Since I don't know how you behave normally, I can't give any specific tips.
I think if you generally try to understand people and be in their mind, you will more automatically behave in ways that appeal to them, because you know what they want or expect from you.
Basically, people will like you more if they feel you understand them, see them and listen to them. And often people pick up on whether you do by smaller, more subtle signs. By the same token, they pick up on whether you dislike them or are irritated by equal small signs. All these can be easily misinterpreted, so someone might think you are annoyed when you are neutral. The trick is to to use your personality and amplify the small signs that tells people you respect them. You need to approach it from your personality, if you try to behave entirely in contradiction to it, there's a good chance it wont work.

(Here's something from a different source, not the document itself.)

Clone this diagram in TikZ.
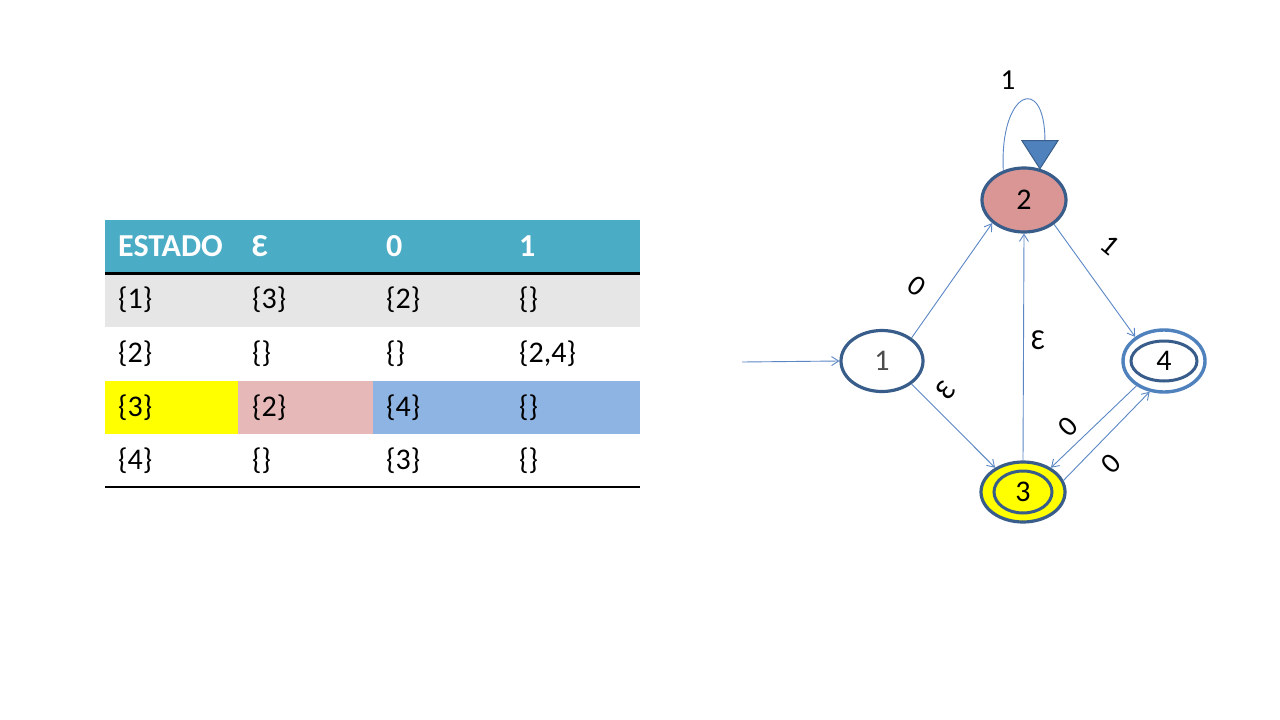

I think you're definitely on the right track. I'm not a very stiff or uptight person IRL, I'm quite relaxed actually. Maybe too much. That combined with the fact that I don't naturally show emotion much makes me seem disengaged and uninterested. I think this is the main problem.
I have had complaints before now when someone came in to speak to me from the other office and said I didn't seem to be listening as I was also typing. Fact is, I was typing down what he said as a note to myself to do it. But they don't like the fact that I can multitask - there's a guy opposite me who says it freaks him out when I can look at him and be talking, and typing on my keyboard at the same time about something completely unrelated. He's come over before now to check I'm not just hitting random buttons to be weird and confirmed I'm actually typing intelligibly. I try not to do it now.
I don't really get annoyed by people very much. It takes a lot of repeated actions to really urk me. Although, I do get utterly flabbergasted by the amazing stupidity some people display.
I usually get on better with more casual customers - and I have taken to responses like, "yeah, no problem. I'll sort that out for you," rather than just, "yeah." "Oh." I can't figure out the ones who like the professional demeanour, though. How can I be both friendly and warm as well professional to the degree they want? I had one who refuses to use first names and just like to be called Miss X and referred to me as Mr XX, then wanted to discuss the weather. It makes no sense to me.
What's enormously frustrating to me is that I listen to the other workers on the phone and watch them with customers. My boss has said I should for examples. But to me, the two he says are the best at it always sound peeved off and annoyed. And they sound as uncomfortable as I do, to my ears.
And also - my boss (an ISTJ, I think), has this horrendous way of calling you. He'll call over to me, "can you pop in for a second," in this stiff, irritated and cold hearted voice that sends a chill down my spine. And then it turned out to just be, "can you figure out what I'm doing wrong wit this equation?" It scares the crap into me every time he does it. So how he can tell me about manner, I don't know.